The watchdog said that Comey broke the agency rules and the employment agreement by failing to notify the FBI that he had retained some of the memos even after being fired.
“We conclude that Comey’s retention, handling, and dissemination of certain Memos violated Department and FBI policies, and his FBI Employment Agreement,” the report by the Justice Department inspector general Michael Horowitz states. It also says that Comey set a “dangerous example” for FBI employees in a bid for “a personally desired outcome."
Horowitz however did not make any recommendations about charging the former FBI chief. He also disproved Comey’s claims about the memos being personal recollections and not FBI records, by stating that the FBI director was then acting in official capacity.
“By not safeguarding sensitive information obtained during the course of his FBI employment, and by using it to create public pressure for official action, Comey set a dangerous example for the over 35,000 current FBI employees—and the many thousands more former FBI employees—who similarly have access to or knowledge of non-public information,” the 83-page report said.
Comey wrote the memos about a series of conversations he had with Trump, which would later become the catalyst for triggering the appointment of a special counsel to investigate Trump campaign’s ties with Russia.
One of the memos that appeared in the media details a meeting Comey had with Trump, where the President asked him to interfere and stop the federal investigation into Trump’s former national security adviser Michael Flynn.
Comey had testified that he sent over the documents to a friend in Columbia University, which had unclassified information, asking him to share it with reporters. Trump has branded him a “leaker” in response to his actions.
Comey had kept the memos at a safe in his house and failed to inform the FBI of them after he was fired. This was a violation of department policies which state “employees may not, without agency permission, remove records from the Department -- either during or after employment," the report said.

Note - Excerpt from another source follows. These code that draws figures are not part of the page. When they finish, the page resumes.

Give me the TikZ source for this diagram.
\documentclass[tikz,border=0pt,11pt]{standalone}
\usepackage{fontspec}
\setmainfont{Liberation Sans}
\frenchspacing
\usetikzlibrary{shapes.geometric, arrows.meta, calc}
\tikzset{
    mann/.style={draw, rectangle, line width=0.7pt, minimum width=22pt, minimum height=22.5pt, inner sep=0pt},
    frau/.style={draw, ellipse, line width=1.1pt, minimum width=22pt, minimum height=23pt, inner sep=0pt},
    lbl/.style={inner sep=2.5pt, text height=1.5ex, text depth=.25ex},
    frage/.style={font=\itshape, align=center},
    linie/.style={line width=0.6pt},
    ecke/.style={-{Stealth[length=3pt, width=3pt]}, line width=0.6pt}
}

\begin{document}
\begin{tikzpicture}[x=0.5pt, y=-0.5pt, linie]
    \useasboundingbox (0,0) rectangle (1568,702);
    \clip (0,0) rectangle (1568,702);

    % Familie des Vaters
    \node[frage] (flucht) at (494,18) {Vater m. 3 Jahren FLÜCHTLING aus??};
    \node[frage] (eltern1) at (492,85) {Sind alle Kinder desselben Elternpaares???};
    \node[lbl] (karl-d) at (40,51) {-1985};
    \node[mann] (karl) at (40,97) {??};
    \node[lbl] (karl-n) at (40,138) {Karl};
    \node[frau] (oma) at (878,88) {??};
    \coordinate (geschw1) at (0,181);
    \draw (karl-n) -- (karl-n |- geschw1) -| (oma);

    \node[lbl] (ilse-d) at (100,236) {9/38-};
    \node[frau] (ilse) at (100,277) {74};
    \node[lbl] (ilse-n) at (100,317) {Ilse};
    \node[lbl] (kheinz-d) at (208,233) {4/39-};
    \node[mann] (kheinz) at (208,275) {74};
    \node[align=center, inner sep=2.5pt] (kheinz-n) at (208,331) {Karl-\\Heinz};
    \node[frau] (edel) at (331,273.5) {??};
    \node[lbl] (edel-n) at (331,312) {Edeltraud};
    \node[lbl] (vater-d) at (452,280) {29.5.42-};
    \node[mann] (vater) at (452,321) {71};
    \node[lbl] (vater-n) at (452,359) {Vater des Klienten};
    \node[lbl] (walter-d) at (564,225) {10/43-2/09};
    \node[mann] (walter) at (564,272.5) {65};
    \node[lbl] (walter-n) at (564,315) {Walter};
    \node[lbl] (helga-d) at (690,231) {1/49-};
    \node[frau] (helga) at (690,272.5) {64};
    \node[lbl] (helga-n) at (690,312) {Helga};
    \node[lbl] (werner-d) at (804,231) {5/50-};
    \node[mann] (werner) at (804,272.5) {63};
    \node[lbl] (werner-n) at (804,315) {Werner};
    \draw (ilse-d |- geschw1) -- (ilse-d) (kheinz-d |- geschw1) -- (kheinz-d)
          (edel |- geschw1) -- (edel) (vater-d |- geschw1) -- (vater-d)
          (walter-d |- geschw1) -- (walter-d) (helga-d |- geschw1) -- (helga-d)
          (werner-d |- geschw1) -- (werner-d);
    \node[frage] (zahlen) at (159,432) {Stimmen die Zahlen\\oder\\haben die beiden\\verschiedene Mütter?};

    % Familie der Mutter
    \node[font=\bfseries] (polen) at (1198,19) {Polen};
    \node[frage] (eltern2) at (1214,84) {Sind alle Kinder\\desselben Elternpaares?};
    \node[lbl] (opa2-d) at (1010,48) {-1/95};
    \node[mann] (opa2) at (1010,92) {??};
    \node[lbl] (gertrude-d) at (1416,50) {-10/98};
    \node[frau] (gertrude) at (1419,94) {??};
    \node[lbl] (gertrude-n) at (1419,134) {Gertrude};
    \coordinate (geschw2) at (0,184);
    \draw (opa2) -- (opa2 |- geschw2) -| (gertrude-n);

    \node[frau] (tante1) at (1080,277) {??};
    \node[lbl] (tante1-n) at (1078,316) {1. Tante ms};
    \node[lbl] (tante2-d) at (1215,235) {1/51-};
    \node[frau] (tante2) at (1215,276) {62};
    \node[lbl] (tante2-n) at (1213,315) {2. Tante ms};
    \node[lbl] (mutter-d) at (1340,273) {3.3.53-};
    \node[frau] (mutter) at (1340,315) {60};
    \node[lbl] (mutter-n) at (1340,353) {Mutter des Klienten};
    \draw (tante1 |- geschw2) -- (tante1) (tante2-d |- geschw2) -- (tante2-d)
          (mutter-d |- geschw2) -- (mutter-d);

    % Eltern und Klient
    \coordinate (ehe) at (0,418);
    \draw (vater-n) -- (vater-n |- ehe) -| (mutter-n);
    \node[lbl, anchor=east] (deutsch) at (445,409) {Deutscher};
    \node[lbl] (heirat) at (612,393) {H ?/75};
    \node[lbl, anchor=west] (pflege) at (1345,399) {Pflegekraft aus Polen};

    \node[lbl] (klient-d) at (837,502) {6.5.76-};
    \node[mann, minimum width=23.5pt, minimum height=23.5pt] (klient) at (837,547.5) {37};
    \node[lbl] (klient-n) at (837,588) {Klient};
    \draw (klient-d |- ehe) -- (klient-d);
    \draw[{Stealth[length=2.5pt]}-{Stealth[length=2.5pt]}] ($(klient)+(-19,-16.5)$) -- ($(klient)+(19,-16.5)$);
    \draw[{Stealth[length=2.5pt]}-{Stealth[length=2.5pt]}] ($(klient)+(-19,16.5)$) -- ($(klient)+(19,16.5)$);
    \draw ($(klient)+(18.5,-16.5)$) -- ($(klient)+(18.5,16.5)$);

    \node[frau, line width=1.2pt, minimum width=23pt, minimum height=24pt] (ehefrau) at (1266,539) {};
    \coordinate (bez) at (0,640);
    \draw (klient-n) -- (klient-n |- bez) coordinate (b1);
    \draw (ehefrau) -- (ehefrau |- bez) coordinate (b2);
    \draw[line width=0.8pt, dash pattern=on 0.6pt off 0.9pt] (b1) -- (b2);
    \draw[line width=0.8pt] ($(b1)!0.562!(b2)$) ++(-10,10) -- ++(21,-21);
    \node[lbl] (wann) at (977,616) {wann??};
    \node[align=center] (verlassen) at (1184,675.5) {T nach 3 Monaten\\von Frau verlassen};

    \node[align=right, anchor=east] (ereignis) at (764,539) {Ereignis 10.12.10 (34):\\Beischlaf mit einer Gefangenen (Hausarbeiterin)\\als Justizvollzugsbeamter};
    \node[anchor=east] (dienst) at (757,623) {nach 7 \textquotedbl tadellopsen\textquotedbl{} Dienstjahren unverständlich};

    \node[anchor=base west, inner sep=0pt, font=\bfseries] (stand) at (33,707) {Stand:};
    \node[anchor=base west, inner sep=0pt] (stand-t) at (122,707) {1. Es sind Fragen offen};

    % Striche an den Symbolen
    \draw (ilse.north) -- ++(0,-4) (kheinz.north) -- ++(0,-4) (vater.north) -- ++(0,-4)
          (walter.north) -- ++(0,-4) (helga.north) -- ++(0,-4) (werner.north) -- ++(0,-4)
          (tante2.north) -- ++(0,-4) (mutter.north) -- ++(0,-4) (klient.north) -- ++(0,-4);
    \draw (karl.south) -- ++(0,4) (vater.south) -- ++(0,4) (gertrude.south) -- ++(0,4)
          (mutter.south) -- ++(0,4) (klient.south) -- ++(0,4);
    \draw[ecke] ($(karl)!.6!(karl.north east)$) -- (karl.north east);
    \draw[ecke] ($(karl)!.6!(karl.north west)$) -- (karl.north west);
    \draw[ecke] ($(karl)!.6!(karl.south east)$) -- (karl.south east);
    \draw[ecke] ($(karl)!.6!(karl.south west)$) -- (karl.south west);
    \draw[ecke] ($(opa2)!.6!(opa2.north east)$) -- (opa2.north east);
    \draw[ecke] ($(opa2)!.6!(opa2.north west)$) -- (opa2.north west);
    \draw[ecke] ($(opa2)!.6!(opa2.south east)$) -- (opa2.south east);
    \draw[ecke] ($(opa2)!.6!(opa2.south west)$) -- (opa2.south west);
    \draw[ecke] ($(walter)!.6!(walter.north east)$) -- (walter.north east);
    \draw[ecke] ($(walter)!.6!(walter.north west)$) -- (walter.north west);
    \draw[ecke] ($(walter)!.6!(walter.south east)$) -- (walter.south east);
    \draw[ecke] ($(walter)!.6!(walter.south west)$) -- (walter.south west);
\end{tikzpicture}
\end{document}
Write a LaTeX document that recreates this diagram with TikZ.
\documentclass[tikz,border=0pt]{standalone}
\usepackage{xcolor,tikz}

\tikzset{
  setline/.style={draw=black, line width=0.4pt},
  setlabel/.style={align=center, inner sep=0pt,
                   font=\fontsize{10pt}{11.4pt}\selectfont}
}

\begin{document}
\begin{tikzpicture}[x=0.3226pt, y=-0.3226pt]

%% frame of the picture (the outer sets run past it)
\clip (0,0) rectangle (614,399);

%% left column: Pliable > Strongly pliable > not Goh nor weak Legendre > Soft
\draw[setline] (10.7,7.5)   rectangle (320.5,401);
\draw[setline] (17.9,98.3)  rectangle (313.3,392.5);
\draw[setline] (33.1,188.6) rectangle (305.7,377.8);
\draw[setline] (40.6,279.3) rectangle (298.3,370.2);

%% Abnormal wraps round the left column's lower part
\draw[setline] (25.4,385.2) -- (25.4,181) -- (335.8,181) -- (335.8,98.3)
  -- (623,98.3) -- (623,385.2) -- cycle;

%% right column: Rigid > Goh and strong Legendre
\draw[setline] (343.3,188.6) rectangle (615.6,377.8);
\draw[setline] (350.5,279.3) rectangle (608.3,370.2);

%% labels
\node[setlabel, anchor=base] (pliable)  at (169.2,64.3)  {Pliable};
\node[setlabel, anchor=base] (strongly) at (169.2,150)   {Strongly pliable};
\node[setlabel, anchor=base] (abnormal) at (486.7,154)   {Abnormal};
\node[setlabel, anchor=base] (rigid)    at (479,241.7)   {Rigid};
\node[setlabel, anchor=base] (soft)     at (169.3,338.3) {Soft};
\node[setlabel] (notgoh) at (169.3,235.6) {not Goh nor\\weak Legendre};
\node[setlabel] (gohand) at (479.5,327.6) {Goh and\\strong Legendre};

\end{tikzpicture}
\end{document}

He turned them over to the special counsel in June 2017 as part of the investigation.
Thought the report concluded that Comey was guilty of breaking FBI rules, the DOJ officials have declined to prosecute Comey on these charges.
In response to the report Comey tweeted, "And to all those who’ve spent two years talking about me “going to jail” or being a “liar and a leaker”—ask yourselves why you still trust people who gave you bad info for so long, including the president."
A report on the origins of Russia investigation is also expected to be released soon by the DOJ inspector general.